堀切や竪堀などの空掘、土塁や礫塁など、防御施設も至る所に見られ、字大平の丘陵部には馬場があると云う。高倉山の西側は、浅見川に向う自然の谷が入り込み、所々に断崖があり傾斜が急で、「西の沢」には堀切りが掘られ、本城を隔絶していた。また、南麓は湿地に守られ、平時は水田として戦時は堀として使われる防御線「沼田」として地名を残している。

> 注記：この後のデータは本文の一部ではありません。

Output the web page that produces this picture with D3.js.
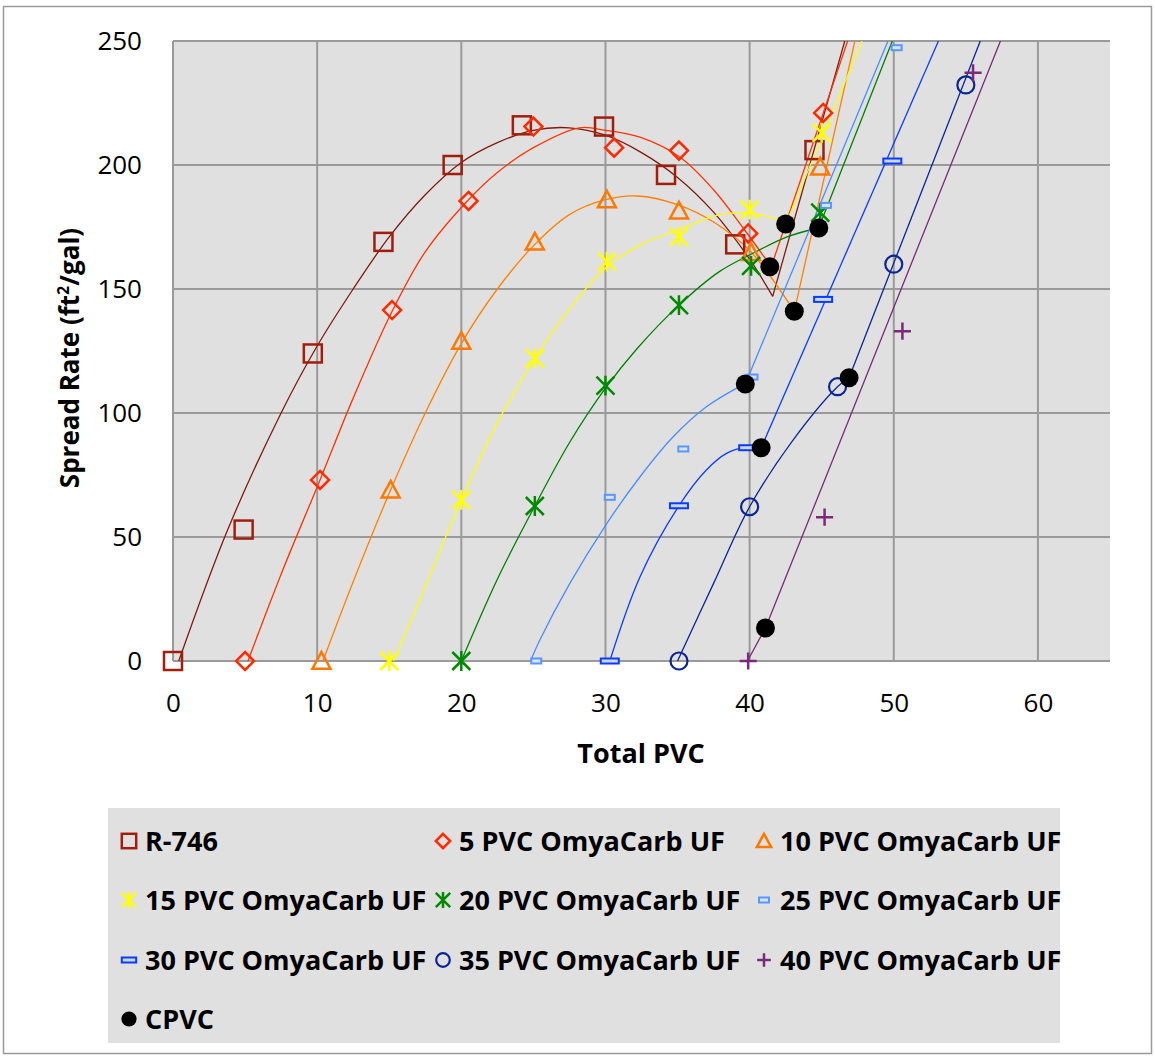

高倉山城は、岩城氏の重臣猪狩氏によって16世紀に築かれたとされるが詳細は定かではない。天文3年(1534)岩城氏の領主重隆の娘の久保姫の婚約を巡り、岩城氏と相馬氏は敵対した。重隆は、当初は白河結城氏と同盟関係を結び、伊達稙宗の縁戚にあたる近隣の相馬氏や田村氏と対抗しようとした。このため久保姫の嫁ぎ先をめぐって伊達氏や相馬氏と対立し、軍事的な争いにまで発展した。

相馬氏は富岡城、楢葉城、広野や久ノ浜、四倉を攻略した。劣勢の岩城氏は、久保姫を伊達氏の嫡男晴宗に嫁がすことを条件に、相馬氏と和睦し、広野、久ノ浜、四倉は岩城領に返還されたが、富岡、楢葉は相馬領となった。

楢葉を治めていた猪狩氏は、相馬氏との新しい国境である広野に移り、相馬の進攻を防ぐ最前線基地としてこの高倉山城を築いたものと思われる。36年後の元亀元年(1570)に、岩城氏は富岡城、楢葉城を奪回し、猪狩氏は再び楢葉城主に返り咲いた。

しかし慶長7年(1602)、佐竹氏に近かった岩城氏は、佐竹氏とともに上杉討伐に参加せず、徳川家康に領地を没収され、このとき高倉城も廃城となった。